Philip Karasyk, the attorney for Detective Isnora, said that Isnora was upset but firm. "He is looking forward to his day in court," Karasyk said.
Because Bell was black, the case has developed racial repercussions that were felt throughout the city after Friday's announcement. Of the three indicted officers, Oliver is white, while detectives Isnora and Cooper are black. The grand jury included eight blacks, seven whites, and a mix of Hispanics and Asians.
Mayor Michael Bloomberg cautioned restraint in the aftermath of the announcement.
"We have a system of laws in this country, and whatever the grand jury says is justice by the designation of our laws, and I think people will act responsibly," Bloomberg said.
Sharpton, who had been seeking broad indictments of the five officers, called the news a "major step in the battle."

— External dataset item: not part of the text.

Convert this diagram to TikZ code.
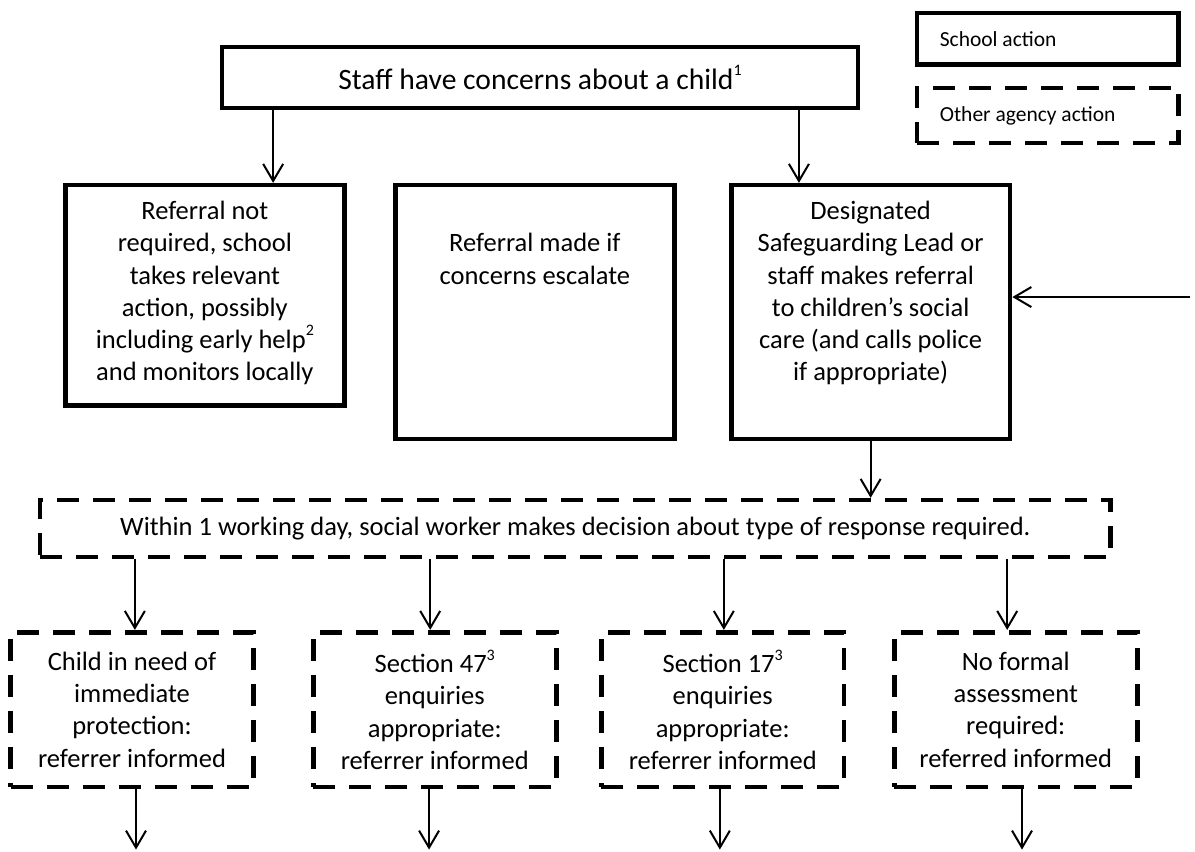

Still, representatives for both the officers and the victims pointed out that the indictments are just the first step in a long legal process.
"Charges are not convictions, and convictions will not bring back Sean Bell," he said on his nationally-aired radio show. "We hope that the grand jury brought us closer to the enforcement (of the law)."
“We are at the very beginning,” said Karaysk. “The burden of proof in the grand jury is probable cause. It is approximately down here [making a low hand gesture] with respect to the level of proof required. Consider it like a two-foot hurdle. To convict is a ten-foot hurdle — beyond a reasonable doubt.”
The Bell shooting is the city's third high-profile case in the last decade involving a police attack on an unarmed black man.
In February 2000,
four New York police officers were acquitted on charges
stemming from the death of West African immigrant Amadou Diallo, who was killed in a hail of 41 bullets as he stood in the vestibule of his Bronx apartment building on February 4, 1999. Diallo was shot when undercover officers, searching for a suspect who fit his description, mistakenly believed he was reaching for a gun when in fact he was fumbling for his wallet.
In 2001, the city
compensated Haitian immigrant Abner Louima with an $8.75 million settlement
after Louima was beaten by police and sodomized with a broomstick while handcuffed in a bathroom in Brooklyn's 70th precinct stationhouse on August 9, 1997.
Former police officer Justin Volpe was sentenced to 30 years in prison for his role in the attack, and five other officers were convicted in connection with the incident.